How cold does the garage get? If it to gets to 30's you'll want another haet lamp or bring them back inside. If it say stays around 50ish the one lamp should be ok as long as that can all get into the heat.


----------



## piglett (Jun 21, 2012)

it all comes down to how many you have
if you have 50 ducks & 50 chicks you can put them out sooner
what is the temp in the box?
i can put my big brooder out in the woodshed when it's 30f
with 20 or 30 birds the age your talking about & they are fine
also how far off the floor is the lamp?
i have a dimmer on all my lamps so i can ajust the temp in the brooder
i want warm peeps not cooked peeps

good luck
piglett


----------



## Sundancers (Jun 20, 2012)

What are your night time temps like?


----------



## cumminsgal827 (Mar 22, 2013)

It's suppose to get down to 27 tonight


----------



## InnKeeper (Feb 17, 2013)

cumminsgal827 said:


> It's suppose to get down to 27 tonight


I think we must not live too far from each other..I'm in Stark Co.
I moved my month olds into the garage last week. I slid a few pieces of styrofoam under the box so it wasn't directly on the cement floor. I kept a heat lamp on them, but gradually raised the level of it over the week. Tonight, the chicks are spending their third night in the coop. I keep checking on them, but it's a very comfortable temp in the coop. I put a small electric space heater in with them for this cold chill we're having. Hoping to quit needing that soon!!


----------



## Sundancers (Jun 20, 2012)

cumminsgal827 said:


> It's suppose to get down to 27 tonight


Then I would go with two lights and move the light back each week ...
but that is just me.

Best of luck!


----------



## cumminsgal827 (Mar 22, 2013)

Sundancers said:


> Then I would go with two lights and move the light back each week ...
> but that is just me.
> 
> Best of luck!


Thank you!!!!


----------



## piglett (Jun 21, 2012)

Sundancers said:


> Then I would go with two lights and move the light back each week ...
> but that is just me.
> 
> Best of luck!


depends on coop size
if it's only 4'x4' then 2 lights will be WAY too hot
you could kill them all
if it's 12' square then 2 lights might be better
i like to go in at night & see what they are doing
are they peeping loudly? probably too cold in there
are they way on the other side from where the heat lamp is?
then they are over heating.
if you watch em they will tell you what they need

piglett


----------



## Sundancers (Jun 20, 2012)

piglett said:


> depends on coop size
> if it's only 4'x4' then 2 lights will be WAY too hot
> you could kill them all
> if it's 12' square then 2 lights might be better
> ...


I'm going by what someone posted on the forum ... Like I posted if it was me. 

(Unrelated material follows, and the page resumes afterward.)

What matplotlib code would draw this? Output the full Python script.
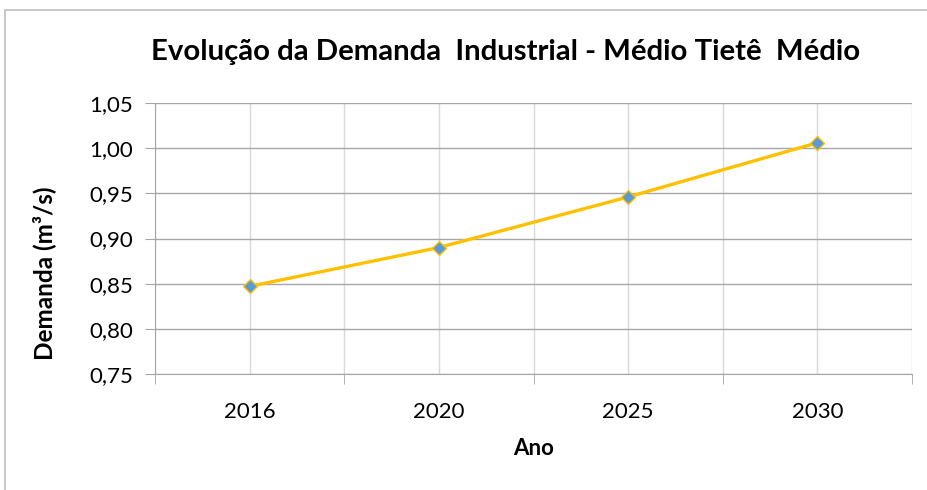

If I'm having temps in the 20s and 30s ... I WOULD add the second light in an area with no heat. (Again this is just me ... Yes, I would check on them ... But I would hope that is more of a I care for the chicks and I want to make sure they are fine.)

We all need to take what is posted with a grain of salt ... What works for you may not work for me. (and the other way around.)

And I agree ... once you learn, the chicks will tell you what they need. 

Again ... The best of luck to the OP!


----------